Main cast: Kaya Scodelario (Claire Redfield), Hannah John-Kamen (Jill Valentine), Robbie Amell (Chris Redfield), Tom Hopper (Albert Wesker), Avan Jogia (Leon S Kennedy), Holly De Barros (Sherry Birkin), Donal Logue (Brian Irons), and Neal McDonough (Dr William Birkin)
Director: Johannes Roberts
Resident Evil: Welcome to Reboot Raccoon City is a reboot of the entire franchise. This is not the start of a new saga of the Alice show, for one, and it’s also more faithful to the video games despite some creative liberties taken here and there.
However, this movie tanked pretty badly in terms of box office, which should make the people that wanted a movie closer to the video games super salty. After all, it means that the world likes the Alice show far better than, well, a Resident Evil zombie movie.
Then again, the reason this movie tanks could be something far less complicated: it’s not an interesting or fun movie. It’s actually pretty boring, so I can’t imagine there is strong word of mouth out there to encourage people to go watch this thing.
This one starts out with almost 10 minutes of unnecessary flashback to Claire and Chris Redfield being orphans that grow up in the Raccoon City Orphanage, where the kids were made into test subjects of the sinister Dr William Birkin. Claire was picked to be the next guinea pig, but she escaped.
We then cut to the present day. Now an adult, Claire is back in town to investigate further into Dr Birkin’s experiments, while Chris is an agent of the Special Tactics and Rescue Service (STARS) Alpha team—an elite special forces division funded by Raccoon City—led by Albert Wesker. Jill Valentine is his team buddy. Just when I am thinking that this is really going to be like the video game origins, then comes Leon S Kennedy as a rookie cop mocked and underestimated by everyone around him, heh.
Then the zombie outbreak happens, and it’s the good guys versus Dr Birkin while trying to stay alive. Folks that are aware of the video game lore will, of course, see the twist with regards to Albert Wesker coming from the moment the character shows up.
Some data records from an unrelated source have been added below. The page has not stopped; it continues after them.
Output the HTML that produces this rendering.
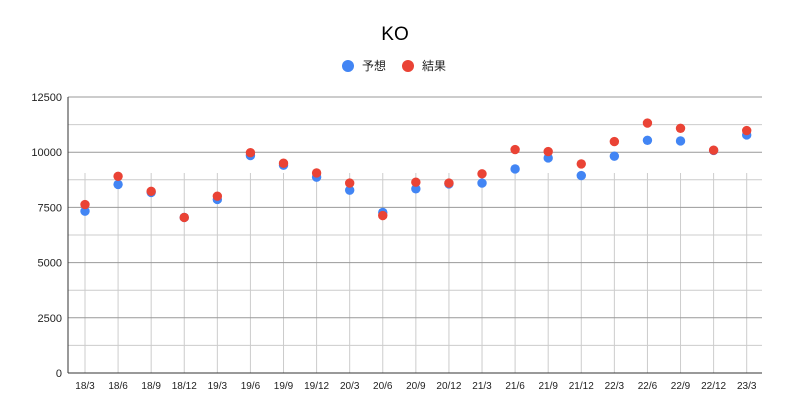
<!DOCTYPE html>
<html><head><meta charset="utf-8"><style>
body{margin:0;background:#fff;font-family:"Liberation Sans","Noto Sans CJK JP",sans-serif;}
svg{display:block}
</style></head><body>
<svg id="chart" width="789" height="419" font-family="Liberation Sans, Noto Sans CJK JP, sans-serif">
<rect width="789" height="419" fill="#fff"/>
<text x="395" y="40" text-anchor="middle" font-size="19" fill="#000">KO</text>
<g>
<g><circle cx="348" cy="66" r="6" fill="#4285f4"/><text x="362" y="70" font-size="12" fill="#222">予想</text></g>
<g><circle cx="408" cy="66" r="6" fill="#ea4335"/><text x="422" y="70" font-size="12" fill="#222">結果</text></g>
</g>
<g id="grid"></g><g id="xlab"></g><g id="ylab"></g><g id="pts"></g>
</svg>
<script>
const categories=["18/3","18/6","18/9","18/12","19/3","19/6","19/9","19/12","20/3","20/6","20/9","20/12","21/3","21/6","21/9","21/12","22/3","22/6","22/9","22/12","23/3"];
const forecast=[7330,8540,8180,7044,7860,9850,9410,8870,8280,7270,8340,8565,8600,9240,9740,8940,9820,10540,10510,10080,10780];
const result=[7630,8910,8230,7044,8010,9980,9500,9060,8600,7130,8640,8600,9020,10120,10030,9470,10480,11320,11080,10090,10980];
const yTicks=[0,2500,5000,7500,10000,12500];
const NS="http://www.w3.org/2000/svg";
const x0=68,x1=762,yb=373,yt=97,yMax=12500;
const xs=i=>85+i*(746.7-85)/(categories.length-1);
const ys=v=>yb-(v/yMax)*(yb-yt);
function mk(t,a,p){const e=document.createElementNS(NS,t);for(const k in a)e.setAttribute(k,a[k]);p.appendChild(e);return e;}
const g=document.getElementById('grid');
for(let v=1250;v<yMax;v+=2500){const l=mk('line',{x1:x0,x2:x1,y1:ys(v),y2:ys(v),stroke:'#cccccc','stroke-width':1},g);

}
categories.forEach((c,i)=>{const l=mk('line',{x1:xs(i),x2:xs(i),y1:173,y2:yb,stroke:'#cccccc','stroke-width':1},g);


const t=mk('text',{x:xs(i),y:389,'text-anchor':'middle','font-size':10,fill:'#222'},document.getElementById('xlab'));t.textContent=c;

});
yTicks.forEach(v=>{const l=mk('line',{x1:x0,x2:x1,y1:ys(v),y2:ys(v),stroke:v===0?'#333':'#999','stroke-width':1},g);


const t=mk('text',{x:62,y:ys(v)+4,'text-anchor':'end','font-size':11,fill:'#222'},document.getElementById('ylab'));t.textContent=v;

});
const ax=mk('line',{x1:x0,x2:x0,y1:yt,y2:yb,stroke:'#333','stroke-width':1},g);


const p=document.getElementById('pts');
forecast.forEach((v,i)=>{const c=mk('circle',{cx:xs(i),cy:ys(v),r:4.7,fill:'#4285f4'},p);

});
result.forEach((v,i)=>{const c=mk('circle',{cx:xs(i),cy:ys(v),r:4.7,fill:'#ea4335'},p);

});
</script>
</body></html>
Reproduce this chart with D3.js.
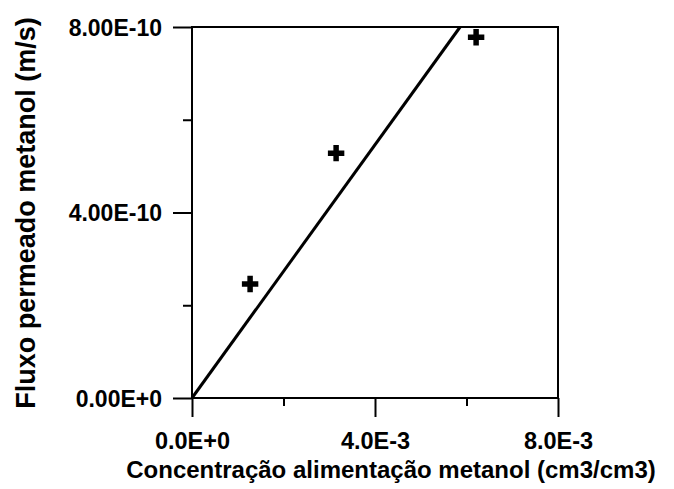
<!DOCTYPE html>
<html><head><meta charset="utf-8">
<script src="https://cdn.jsdelivr.net/npm/d3@7"></script>
<style>body{margin:0;background:#fff}svg{display:block}text{font-family:"Liberation Sans",Arial,sans-serif;font-weight:bold;fill:#000}</style>
</head><body><svg id="c" width="674" height="489"></svg>
<script>
const pointsX = [1.27e-3, 3.15e-3, 6.21e-3];
const pointsY = [2.46e-10, 5.28e-10, 7.78e-10];
const fitX = [0, 5.86e-3];
const fitY = [0, 8e-10];
const xMajor = [0, 4e-3, 8e-3];
const xMajorLabels = ["0.0E+0", "4.0E-3", "8.0E-3"];
const xMinor = [2e-3, 6e-3];
const yMajor = [0, 4e-10, 8e-10];
const yMajorLabels = ["0.00E+0", "4.00E-10", "8.00E-10"];
const yMinor = [2e-10, 6e-10];
const xTitle = "Concentração alimentação metanol (cm3/cm3)";
const yTitle = "Fluxo permeado metanol (m/s)";

const L = 192, R = 558, T = 27, B = 398;
const svg = d3.select("#c");
const x = d3.scaleLinear().domain([0, 8e-3]).range([L, R]);
const y = d3.scaleLinear().domain([0, 8e-10]).range([B, T]);

// frame
svg.append("rect").attr("x", L).attr("y", T).attr("width", R - L).attr("height", B - T)
  .attr("fill", "none").attr("stroke", "#000").attr("stroke-width", 2);

// x axis
const gx = svg.append("g").attr("transform", `translate(0,${B})`)
  .call(d3.axisBottom(x).tickValues(xMajor).tickSize(19).tickFormat((d, i) => xMajorLabels[i]));
const gxm = svg.append("g").attr("transform", `translate(0,${B})`)
  .call(d3.axisBottom(x).tickValues(xMinor).tickSize(8).tickFormat(""));
// y axis
const gy = svg.append("g").attr("transform", `translate(${L},0)`)
  .call(d3.axisLeft(y).tickValues(yMajor).tickSize(19).tickFormat((d, i) => yMajorLabels[i]).tickPadding(11));
const gym = svg.append("g").attr("transform", `translate(${L},0)`)
  .call(d3.axisLeft(y).tickValues(yMinor).tickSize(9).tickFormat(""));
[gx, gxm, gy, gym].forEach(g => {
  g.select(".domain").remove();
  g.selectAll("line").attr("stroke", "#000").attr("stroke-width", 2);
  g.selectAll("text").attr("font-family", "Liberation Sans, Arial, sans-serif").attr("font-weight", "bold").attr("fill", "#000");
});
gx.selectAll("text").attr("font-size", 23.5).attr("y", 51).attr("dy", 0);
gy.selectAll("text").attr("font-size", 23).attr("dy", "0.36em");

// fit line
svg.append("path").datum(fitX.map((d, i) => [d, fitY[i]]))
  .attr("d", d3.line().x(d => x(d[0])).y(d => y(d[1])))
  .attr("stroke", "#000").attr("stroke-width", 3).attr("fill", "none");

// points (plus markers)
const pts = pointsX.map((d, i) => [d, pointsY[i]]);
svg.append("g").selectAll("path").data(pts).join("path")
  .attr("d", d3.symbol().type(d3.symbolCross).size(150))
  .attr("transform", d => `translate(${x(d[0])},${y(d[1])})`)
  .attr("fill", "#000");

// titles
svg.append("text").attr("x", 391).attr("y", 478).attr("text-anchor", "middle")
  .attr("font-size", 24).text(xTitle);
svg.append("text").attr("transform", `translate(35,213) rotate(-90)`).attr("text-anchor", "middle")
  .attr("font-size", 27).text(yTitle);
</script></body></html>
Okay, so most of the cast looks nothing like the video game characters, but come on, it’s ridiculous to expect human beings to look exactly like computer-generated pixels. However, I can object to how the characters here have personalities that are nothing like those of their video counter counterparts.
This Wesker is way too chummy and open with his team members, and worst of all, he gets his sunglasses only after the credit rolls.
I have no issues with Hannah John-Kamen playing the traditionally white Jill Valentine, but her Jill is the sassy strong woman that does everything perfectly archetype that is becoming a dime a dozen these days in films, and a far cry from the idealistic and somewhat naïve Jill in the early Resident Evil games.
On the other hand, people that ship Jill with Chris may cheer at how, in this movie, Chris having a crush on Jill is canon. Robbie Amell almost looks like Chris in many ways, but his character unfortunately is saddled with the boring “my father figure turns out to be a megalomaniac mad scientist, oh no” arc.
As for Claire, she’s the standard “I’m a strong acerbic woman with a vulnerable interior and I have plot armor so thick that I can get into and out of improbable situations considering my supposed prowess and abilities” archetype, and it doesn’t help that a boring character is played by a discount Kristen Stewart that has a single “I look and sound more dead inside than the actual zombies in this movie” facial expression and tone throughout the whole film.
Still, I’m okay with these changes if they added something to the movie, but alas, these changes don’t elevate these characters or the movie. They only serve to turn these characters into derivative archetypes that I have come across so many times already.
Unfortunately, this movie is for the most part made up of tired clichés, so it’s a predictable drag for me as I am aware of the tropes and hence find the whole thing akin to eating the same meal yet again that I just want different flavors for a change. When things finally get going, I find myself watching a live action version of the first Resident Evil game, complete with scenes that will be familiar to folks that have played that game.
It also doesn’t help that the people that will survive are pretty obvious: Chris, Jill, Leon, Wesker, and Sherry will certainly stick around, like they did in the video games. Hence, the movie doesn’t even hide these characters’ plot armors. Everyone else is disposable, so what a surprise, they all die.
Perhaps the movie can be salvaged by letting these characters die in memorable ways, but no, I can’t even get that here. The death scenes are standard “zombies come, zombies munch, victim becomes a zombie” stuff done many times already.
Hence, Resident Evil: Welcome to Raccoon City is a good example of a film that depends way too much on the video game as well as overused tropes and character archetypes. It feels like a generic, formulaic made-by-committee film, probably puked out to allow the studio to retain the rights to the film franchise or something for all I know. It’s dreadfully unoriginal in the blandest and forgettable ways possible. I hate to say this, but I think I’ve had more fun with the Alice show.